Cities Underwater – How Infrastructure Failures Swamp Pune and Mumbai

by Akash Pharande, Managing Director – Pharande Spaces

The real estate industry in Pune and Pimpri-Chinchwad, its twin city, has been booming in recent years, making them two of the fastest-growing cities in India. In just five years, the number of new homes sold in Pune went from 60,000 in 2019 to 90,000 in 2024 – a huge 50% rise. This growth has obviously worked well for the local economy, but it has also revealed major flaws in the city’s infrastructure.

Such flaws are producing chaos that can potentially wreck a city’s future. Pune is not the only case in point – Mumbai is perhaps an even more appropriate example, as is seen in the current flooding situation which has once again brought the financial capital to its knees.

The Mithi River flood management plan is inordinately delayed. Aspects like interceptor drains, pumping stations and floodgates are pending, with no clear resolution point in sight. Mumbai’s ancient stormwater drainage system is being improved, but it is woefully unequal to the onslaught of the annual rain onslaught which literally puts low-lying districts underwater.

In Pune, major delays in separating stormwater and sewage drains and slow progress on flood protection walls along Ambil Odha stream and other city nallas have left vulnerable areas prone to flooding. The postponement of key culvert construction in Hinjewadi IT Park has resulted in frequent waterlogging and disruption despite below-average rainfall.

From Urban Boom to Infrastructure Crisis

However city planning authorities view the current problems that these two cities face, their solutions have not kept up with the fast pace of real estate development. It is, more or less, the same story across all Indian metros – roads, water supply, sewage, and waste management facilities are all falling behind rampant construction. The impact is worst on the new suburban and peripheral areas that have just been consolidated into the city limits.

The results:

  • Traffic jams and perennially crowded roads
  • Water shortages and electric grid failures
  • Unreliable waste management, leading to excessive reliance on landfills and degrading some areas, which have become veritable dumping grounds for the whole city
  • Urban flooding due to poor drainage

These problems not only make life harder for residents but also hurt the city’s economy. Much of the current problems can be attributed to delays in infrastructure rollouts, sometimes because of overlapping jurisdictions, at other times due to complex approval processes, and usually also because of insufficient enforcement of existing measures.

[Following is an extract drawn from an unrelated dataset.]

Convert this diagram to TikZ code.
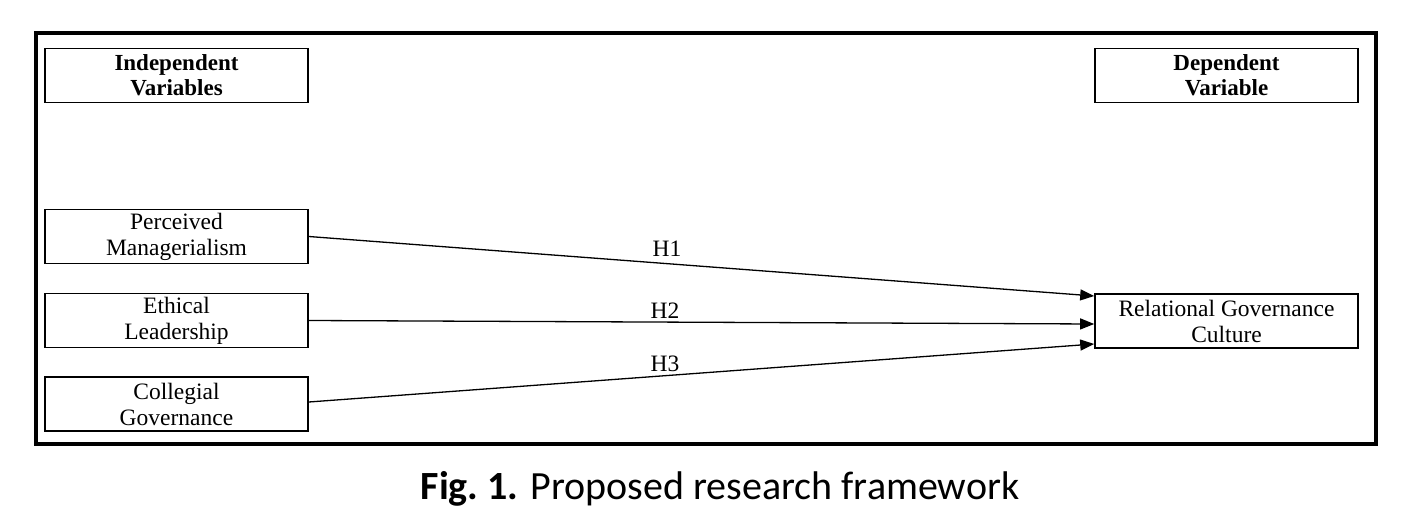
\documentclass[tikz,border=0pt]{standalone}
\usepackage{fontspec}
\setmainfont{Liberation Serif}
\newfontfamily\capfont{Carlito}
\usetikzlibrary{arrows.meta}
\tikzset{
  varbox/.style={draw, line width=1.6pt, minimum width=263pt, minimum height=54pt, align=center, inner sep=0pt, font=\fontsize{23.5}{26}\selectfont},
  hdrbox/.style={varbox, font=\fontsize{23}{25}\selectfont\bfseries},
  link/.style={line width=1.3pt, -{Triangle[length=14pt,width=11pt]}},
  hlabel/.style={font=\fontsize{23.5}{26}\selectfont, inner sep=0pt}
}
\begin{document}
\begin{tikzpicture}[x=1pt,y=-1pt]
\useasboundingbox (0,0) rectangle (1408,532);
\draw[line width=3.5pt] (36,33) rectangle (1376,444);
\node[hdrbox] (iv) at (176.5,75.5) {Independent\\Variables};
\node[hdrbox] (dv) at (1226.5,75.5) {Dependent\\Variable};
\node[varbox] (pm) at (176.5,236.5) {Perceived\\Managerialism};
\node[varbox] (el) at (176.5,320.5) {Ethical\\Leadership};
\node[varbox] (cg) at (176.5,404) {Collegial\\Governance};
\node[varbox] (rg) at (1226.5,321) {Relational Governance\\Culture};
\draw[link] (pm.east) -- ([yshift=25pt]rg.west);
\draw[link] (el.east) -- ([yshift=-3pt]rg.west);
\draw[link] ([yshift=2pt]cg.east) -- ([yshift=-23pt]rg.west);
\node[hlabel] (h1) at (667,249) {H1};
\node[hlabel] (h2) at (665,311) {H2};
\node[hlabel] (h3) at (665,364) {H3};
\node[font=\capfont\fontsize{40}{44}\selectfont, inner sep=0pt] (cap) at (720,489) {\textbf{Fig.\ 1.} Proposed research framework};
\end{tikzpicture}
\end{document}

Many important infrastructure projects have been inordinately delayed across our top cities. There are many such examples in Pune and PCMC. The extremely important Kharadi-Keshavnagar bridge, which would instantly decongest the Pune-Solapur highway, has been bogged down by bureaucratic red tape and land acquisition issues for more than a decade. Pune Metro Phase 2, specifically the Swargate-Katraj route and the Hinjewadi-Shivajinagar line, are also delayed. Stormwater drainage upgrades and road widening in many peripheral areas are way overdue.

Where is the real problem? The authorities sometimes claim it is because of lack of funds, and at other times troubles with land acquisition. Often, the real reason is just clashing agendas of opposing politicians. The problems that people who live in the affected areas face are secondary concerns, if they are concerns at all beyond seasonal vote bank politics.

If action isn’t taken right now, Pune could go down the same path of unsustainable urbanization as Mumbai, an many other Indian cities.

A Quick and Coordinated Response

The focus needs to change from planning to execution on a war footing:

  • State agencies like PMRDA, PCMC, and PMC must begin to work together, and more closely
  • The focus needs to be on building more roads, enhancing public transportation, clearing and widening storm drains, ensuring adequate water supply across all parts of the city, and completely upgrading sanitation facilities.
  • Capital must be made available for infrastructure investments, for which public-private partnerships (PPPs) and municipal bonds can be used
  • Regulatory approvals for must be digitized
  • To prevent the environment from collapsing altogether, more green areas must be created as urban ‘lung space’, and water bodies must be protected.

The Heavy Cost of Delayed Action

Delays in creating adequate infrastructure and remedying systems that have failed to work result in steadily worsening urban pollution and flooding, and increasing strain on public services all around. The costs of commuting rise inexorably as citizens must take long, congested detours to reach work and back home, and the environment gets degraded with every passing year. Business productivity declines, and the entire city’s economy goes into a tailspin.

Citizens will have increasingly unequal access to clean drinking water and sanitation, and handicapped transportation of people and goods makes everything more expensive and harms the environment with every minute spent in a traffic jam.

The current situation with flooding in both Pune and Mumbai should be a call to action, but because these are regular occurrences every year, we accept them as inevitable now take them in our stride. This acceptance of the unacceptable is, perhaps, the greatest misfortune of all.